For an example using two LWR 4+ arms and two Pisa/IIT SoftHands, see the Vito robot.

The package lwr_hw contains the abstraction that allows to make the most of the new ros control framework. To create an instance of the arm you need to call the function void LWRHW::create(std::string name, std::string urdf_string), where name MUST match the name you give to the xacro instance in the URDF and the urdf_string is any robot description containing one single instance of the lwr called as name (note that, several lwr can exist in urdf_string if they are called differently).
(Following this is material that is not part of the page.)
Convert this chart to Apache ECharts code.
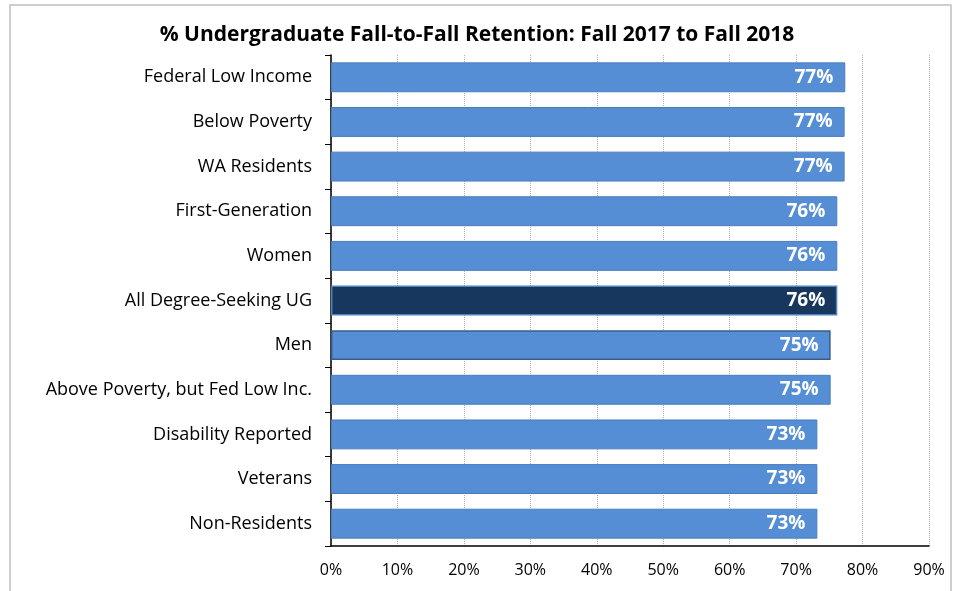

The abstraction is enforced with three pure virtual functions:

  virtual bool init() = 0;
  virtual void read(ros::Time time, ros::Duration period) = 0;
  virtual void write(ros::Time time, ros::Duration period) = 0;

Adding an interface boils down to inherit from the LWRHW class, implement these three function according to your final platform, and creating either a node or a plugin that uses your new class. This way you can use all your planning and controllers setup in any final real or simulated robot.
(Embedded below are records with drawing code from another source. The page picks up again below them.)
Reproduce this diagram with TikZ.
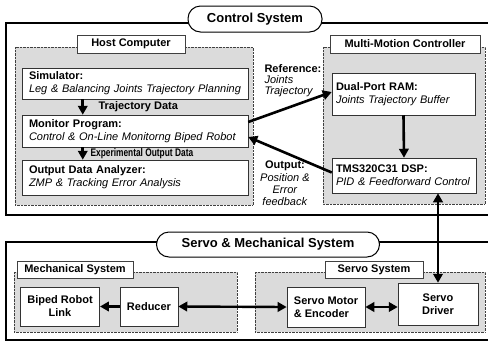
\documentclass[tikz,border=0pt]{standalone}
\usepackage{fontspec}
\setmainfont{Liberation Sans}
\usetikzlibrary{arrows.meta}

\newcommand{\blockfont}{\fontsize{11}{13}\selectfont}

\begin{document}
\begin{tikzpicture}[
            x=1pt, y=-1pt,
            frame/.style={color=black, line width=1.2pt},
            panel/.style={draw=black!75, densely dotted, fill=black!14},
            tab/.style={draw=black!75, fill=white, font=\blockfont\bfseries, inner sep=0pt, minimum height=17pt},
            title/.style={draw, line width=1pt, fill=white, rounded corners=12.5pt, font=\fontsize{13}{15}\selectfont\bfseries},
            block/.style={draw=black!80, fill=white, line width=0.5pt, align=left, font=\blockfont, inner xsep=7pt},
            cblock/.style={block, align=center, font=\blockfont\bfseries},
            flow/.style={line width=2.6pt, -{Triangle[length=9pt, width=9.5pt]}},
            duplex/.style={line width=2.4pt, {Triangle[length=9pt, width=9.5pt]}-{Triangle[length=9pt, width=9.5pt]}},
            sidenote/.style={align=center, font=\fontsize{11}{12.3}\selectfont}
        ]
            \useasboundingbox (0,0) rectangle (488,341);

            % frames
            \draw[frame] (488,23) -- (6,23) -- (6,215) -- (488,215);
            \draw[frame] (488,242) -- (6,242) -- (6,340) -- (488,340);
            \node[title, minimum width=134pt, minimum height=26pt] (ctrl) at (255,19) {Control System};
            \node[title, minimum width=223pt, minimum height=25pt] (servomech) at (268,244.5) {Servo \& Mechanical System};

            % grey panels
            \foreach \xa/\ya/\xb/\yb in {15/47/253/205, 323/47/485/204, 14/272/237/332, 255/272/485/332}{
                \draw[panel] (\xa,\ya) rectangle (\xb,\yb);
            }

            % panel titles
            \node[tab, minimum width=108pt, minimum height=18pt] (hosttab) at (131,44) {Host Computer};
            \node[tab, minimum width=150pt, minimum height=18pt] (mmctab) at (405,44) {Multi-Motion Controller};
            \node[tab, minimum width=116pt] (mechtab) at (75,270) {Mechanical System};
            \node[tab, minimum width=98pt] (servotab) at (374,270) {Servo System};

            % host computer
            \node[block, text width=212pt, minimum height=31pt] (sim) at (135,83.5) {\textbf{Simulator:}\\\textit{Leg \& Balancing Joints Trajectory Planning}};
            \node[block, text width=212pt, minimum height=32pt] (monitor) at (135,131) {\textbf{Monitor Program:}\\\textit{Control \& On-Line Monitorng Biped Robot}};
            \node[block, text width=212pt, minimum height=35pt] (analyzer) at (135,177.5) {\textbf{Output Data Analyzer:}\\\textit{ZMP \& Tracking Error Analysis}};

            % multi-motion controller
            \node[block, inner xsep=4pt, text width=135pt, minimum height=42pt] (dpram) at (403.5,94) {\textbf{Dual-Port RAM:}\\\textit{Joints Trajectory Buffer}};
            \node[block, inner xsep=4pt, text width=136pt, minimum height=35pt] (dsp) at (404,175.5) {\textbf{TMS320C31 DSP:}\\\textit{PID \& Feedforward Control}};

            % mechanical and servo system
            \node[cblock, minimum width=76pt, minimum height=39pt] (biped) at (60,306.5) {Biped Robot\\Link};
            \node[cblock, minimum width=52pt, minimum height=39pt] (reducer) at (149,306.5) {Reducer};
            \node[cblock, align=left, minimum width=74pt, minimum height=40pt] (motor) at (326,307) {Servo Motor\\\& Encoder};
            \node[cblock, minimum width=80pt, minimum height=42pt] (driver) at (438,304) {Servo\\Driver};

            % data flow inside the host
            \draw[flow] ([xshift=61pt]sim.south west) -- ([xshift=61pt]monitor.north west);
            \node[anchor=west, font=\blockfont\bfseries] (trajlbl) at (95,106.5) {Trajectory Data};
            \draw[flow] ([xshift=61pt]monitor.south west) -- ([xshift=61pt]analyzer.north west);
            \node[anchor=west, font=\blockfont\bfseries] (explbl) at (87,153.5) {\scalebox{0.76}[1]{Experimental Output Data}};

            % host <-> controller
            \draw[flow] ([yshift=9pt]monitor.east) -- ([yshift=2pt]dpram.west);
            \draw[flow] ([yshift=3pt]dsp.west) -- ([yshift=-6pt]monitor.east);
            \node[anchor=west, align=left, font=\fontsize{11}{11}\selectfont] (reflbl) at (261,81) {\textbf{Reference:}\\\textit{Joints}\\\textit{Trajectory}};
            \node[sidenote] (outlbl) at (285,183.5) {\textbf{Output:}\\\textit{Position \&}\\\textit{Error}\\\textit{feedback}};

            % controller and servo links
            \draw[flow] (dpram.south) -- (dsp.north);
            \draw[duplex] (driver.north |- dsp.south) -- (driver.north);
            \draw[flow] (reducer.west) -- (biped.east);
            \draw[duplex] (reducer.east) -- (motor.west);
            \draw[duplex] (motor.east) -- (driver.west |- motor.east);

        \end{tikzpicture}
\end{document}
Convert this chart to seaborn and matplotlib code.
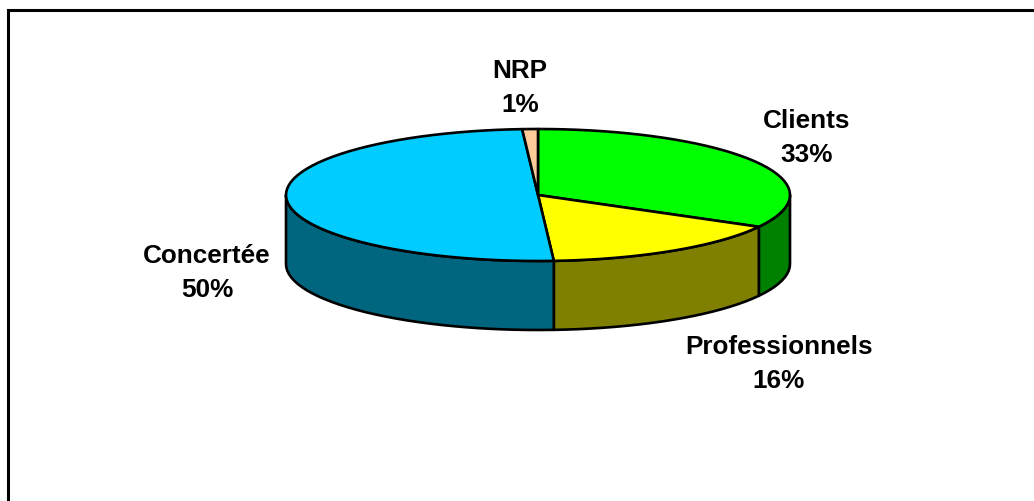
import numpy as np
import matplotlib
matplotlib.use("Agg")
import matplotlib.pyplot as plt
from matplotlib.patches import Polygon
import seaborn as sns

# Data
categories = ["Clients", "Professionnels", "Concertée", "NRP"]
shares = [33, 16, 50, 1]
top_colors = ["#00FF00", "#FFFF00", "#00CCFF", "#FFCC99"]
side_colors = ["#008000", "#808000", "#006680", "#B38F6B"]

sns.set_style("white")
plt.rcParams["font.family"] = ["Liberation Sans", "DejaVu Sans"]

W, H = 1034, 502
fig = plt.figure(figsize=(W / 100, H / 100), dpi=100)
ax = fig.add_axes([0, 0, 1, 1])
ax.set_xlim(0, W)
ax.set_ylim(H, 0)
ax.axis("off")

# Pie geometry (pixel space): ellipse centre, semi-axes, extrusion depth
cx, cy, a, b, depth = 538, 196, 252, 66, 69
lw = 1.9


def rim(t0, t1, dz=0.0, n=120):
    t = np.radians(np.linspace(t0, t1, max(2, int(n * abs(t1 - t0) / 360) + 2)))
    return np.column_stack([cx + a * np.sin(t), cy - b * np.cos(t) + dz])


total = float(sum(shares))
edges = np.concatenate([[0.0], np.cumsum(shares) / total * 360.0])

# Front walls (visible between 90 and 270 degrees, clockwise from top)
for i in range(len(shares)):
    s0, s1 = max(edges[i], 90.0), min(edges[i + 1], 270.0)
    if s1 > s0:
        pts = np.vstack([rim(s0, s1), rim(s1, s0, depth)])
        ax.add_patch(Polygon(pts, closed=True, facecolor=side_colors[i],
                             edgecolor="black", linewidth=lw, joinstyle="round"))

# Top faces
for i in range(len(shares)):
    pts = np.vstack([[cx, cy], rim(edges[i], edges[i + 1])])
    ax.add_patch(Polygon(pts, closed=True, facecolor=top_colors[i],
                         edgecolor="black", linewidth=lw, joinstyle="round"))

# Labels
label_pos = {"Clients": (807, 138), "Professionnels": (779, 364),
             "Concertée": (207, 273), "NRP": (520, 88)}
for cat, val in zip(categories, shares):
    x, y = label_pos[cat]
    ax.text(x, y, f"{cat}\n{val}%", ha="center", va="center", fontsize=18.8,
            fontweight="bold", linespacing=1.52, color="black")

# Chart-area border
ax.plot([8, 8, W + 10], [H + 10, 11, 11], color="black", linewidth=2.2,
        solid_joinstyle="miter", clip_on=False)

fig.savefig("out.png", dpi=100)
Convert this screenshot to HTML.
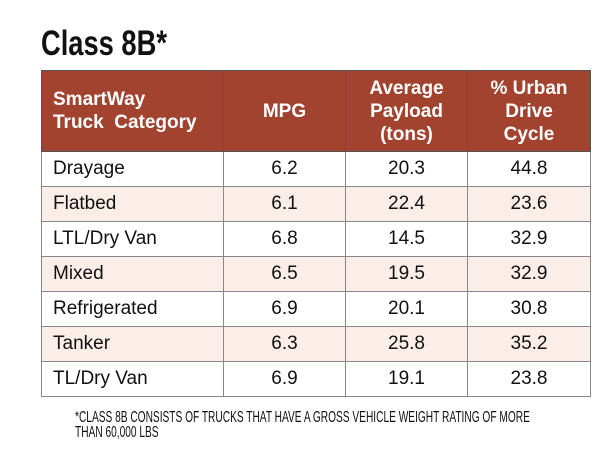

Examples of final interface class implementations are found for the Kuka FRI, Stanford FRI library and a Gazebo simulation. The corresponding nodes and plugin are found here, here, and here.
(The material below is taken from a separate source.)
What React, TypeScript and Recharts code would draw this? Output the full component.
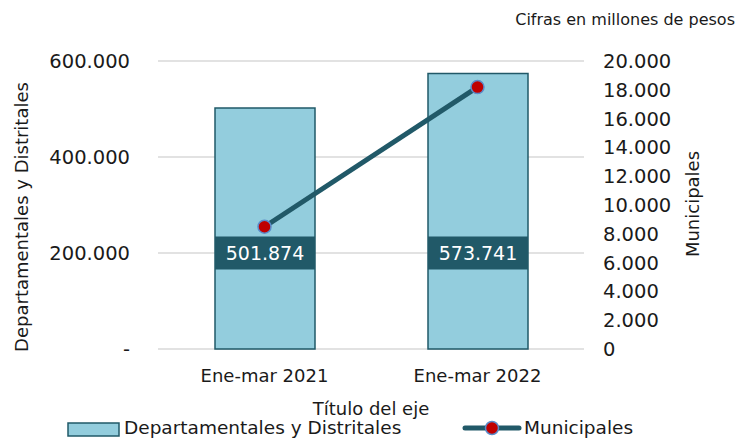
import React from "react";
import {
  Bar,
  CartesianGrid,
  ComposedChart,
  LabelList,
  Legend,
  Line,
  XAxis,
  YAxis,
} from "recharts";

const periods = ["Ene-mar 2021", "Ene-mar 2022"];
const departamentales = [501874, 573741];
const municipales = [8490, 18190];
const leftTicks = [0, 200000, 400000, 600000];
const rightTicks = [0, 2000, 4000, 6000, 8000, 10000, 12000, 14000, 16000, 18000, 20000];

const FONT = "'DejaVu Sans', Verdana, sans-serif";
const BAR_FILL = "#93CDDD";
const TEAL = "#215968";
const INK = "#1a1a1a";

const data = periods.map((p, i) => ({
  period: p,
  dep: departamentales[i],
  mun: municipales[i],
}));

function fmt(n: number): string {
  return String(Math.round(n)).replace(/\B(?=(\d{3})+(?!\d))/g, ".");
}

function DataLabel(props: any) {
  const { x, y, width, height, value } = props;
  const cx = x + width / 2;
  const cy = y + height - 96;
  return (
    <g>
      <rect x={cx - 50} y={cy - 16.5} width={100} height={33} fill={TEAL} />
      <text
        x={cx}
        y={cy}
        textAnchor="middle"
        dominantBaseline="central"
        fill="#fff"
        fontSize={19}
        fontFamily={FONT}
      >
        {fmt(value)}
      </text>
    </g>
  );
}

function SideTitle({ viewBox, value, dx, dy }: any) {
  const cx = viewBox.x + dx;
  const cy = viewBox.y + viewBox.height / 2 + dy;
  return (
    <text
      x={cx}
      y={cy}
      transform={`rotate(-90, ${cx}, ${cy})`}
      textAnchor="middle"
      dominantBaseline="central"
      fontSize={18}
      fontFamily={FONT}
      fill={INK}
    >
      {value}
    </text>
  );
}

function ChartLegend() {
  const text = { position: "absolute" as const, top: 0, lineHeight: "22px", fontSize: 18.5, fontFamily: FONT, color: INK, whiteSpace: "nowrap" as const };
  return (
    <div style={{ position: "relative", width: 736, height: 22 }}>
      <svg style={{ position: "absolute", left: 67, top: 5 }} width={53} height={15}>
        <rect x={1} y={1} width={51} height={13} fill={BAR_FILL} stroke={TEAL} strokeWidth={1.5} />
      </svg>
      <span style={{ ...text, left: 124 }}>Departamentales y Distritales</span>
      <svg style={{ position: "absolute", left: 462, top: 3 }} width={60} height={16}>
        <line x1={3} y1={8} x2={57} y2={8} stroke={TEAL} strokeWidth={5} strokeLinecap="round" />
        <circle cx={30} cy={8} r={6.5} fill="#C00000" stroke="#5B8BC9" strokeWidth={1.5} />
      </svg>
      <span style={{ ...text, left: 524 }}>Municipales</span>
    </div>
  );
}

export default function App() {
  const numTick = { fontSize: 19.5, fontFamily: FONT, fill: INK };
  const catTick = { fontSize: 18, fontFamily: FONT, fill: INK };
  return (
    <div style={{ position: "absolute", left: 0, top: 0, width: 736, height: 440, background: "#fff" }}>
      <div
        style={{
          position: "absolute",
          right: 1,
          top: 10,
          fontSize: 16,
          lineHeight: "20px",
          fontFamily: FONT,
          color: INK,
          whiteSpace: "nowrap",
        }}
      >
        Cifras en millones de pesos
      </div>
      <ComposedChart
        width={736}
        height={440}
        data={data}
        margin={{ top: 61, right: 0, bottom: 1, left: 0 }}
      >
        <CartesianGrid yAxisId="left" vertical={false} stroke="#D9D9D9" strokeWidth={1.5} />
        <XAxis
          dataKey="period"
          axisLine={false}
          tickLine={false}
          tickSize={0}
          tickMargin={20}
          height={68}
          tick={catTick}
          label={{
            value: "Título del eje",
            position: "insideBottom",
            offset: 2,
            fontSize: 18,
            fontFamily: FONT,
            fill: INK,
          }}
        />
        <YAxis
          yAxisId="left"
          orientation="left"
          width={158}
          domain={[0, 600000]}
          ticks={leftTicks}
          axisLine={false}
          tickLine={false}
          tickSize={0}
          tickMargin={28}
          tick={numTick}
          tickFormatter={(v: number) => (v === 0 ? "-" : fmt(v))}
          label={<SideTitle value="Departamentales y Distritales" dx={21.5} dy={12} />}
        />
        <YAxis
          yAxisId="right"
          orientation="right"
          width={152}
          domain={[0, 20000]}
          ticks={rightTicks}
          axisLine={false}
          tickLine={false}
          tickSize={0}
          tickMargin={19}
          tick={{ ...numTick, textAnchor: "start" }}
          tickFormatter={(v: number) => fmt(v)}
          interval={0}
          label={<SideTitle value="Municipales" dx={108} dy={-1} />}
        />
        <Legend verticalAlign="bottom" height={22} content={() => <ChartLegend />} />
        <Bar
          yAxisId="left"
          dataKey="dep"
          name="Departamentales y Distritales"
          barSize={100}
          fill={BAR_FILL}
          stroke={TEAL}
          strokeWidth={1.5}
          isAnimationActive={false}
        >
          <LabelList dataKey="dep" content={DataLabel} />
        </Bar>
        <Line
          yAxisId="right"
          dataKey="mun"
          name="Municipales"
          stroke={TEAL}
          strokeWidth={5}
          dot={{ r: 6.5, fill: "#C00000", stroke: "#5B8BC9", strokeWidth: 1.5 }}
          activeDot={false}
          isAnimationActive={false}
        />
      </ComposedChart>
    </div>
  );
}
1. Load the script lwr_hw/krl/ros_control.src and the corresponding .dat on the robot.
2. Place the robot in a position where joints 1 and 3 are as bent as possible (at least 45 degrees) to avoid the "FRI interpolation error" message. A good way to check this is to go into gravity compensation, and see if the robot enters succesfully in that mode with the configured tool.
3. Set the robot in Position control.
4. Start the script with the grey and green buttons; the scripts stops at a point and should be started again by releasing and pressing again the green button. You can also use the script in semi-automatic mode.
5. Start the ROS node, controllers will not start until the handshake is done.
6. From this point on, you can manage/start/stop/run/switch controllers from ROS, and depending on which interface they use, the switch in the KRC unit is done automatically. Everytime there is a switch of interface, it might take a while to get the controllers running again. If the controllers use the same interface, the switch is done only in ROS, which is faster.

You need to provide your user name with real time priority and memlock limits higher than the default ones. You can do it permanently like this:

1. sudo nano /etc/security/limits.conf and add these lines:

YOUR_USERNAME hard rtprio 95
YOUR_USERNAME soft rtprio 95
YOUR_USERNAME hard memlock unlimited
YOUR_USERNAME soft memlock unlimited

2. sudo nano /etc/pam.d/common-session and add session required pam_limits.so
3. Reboot, open a terminal, and check that ulimit -r -l gives you the values set above.
4. You need to edit manually the lwr_hw.launch
5. Load the KRL script that is downloaded with the library to the Robot, and follow the instructions from the original link to set up network and other requirements properly.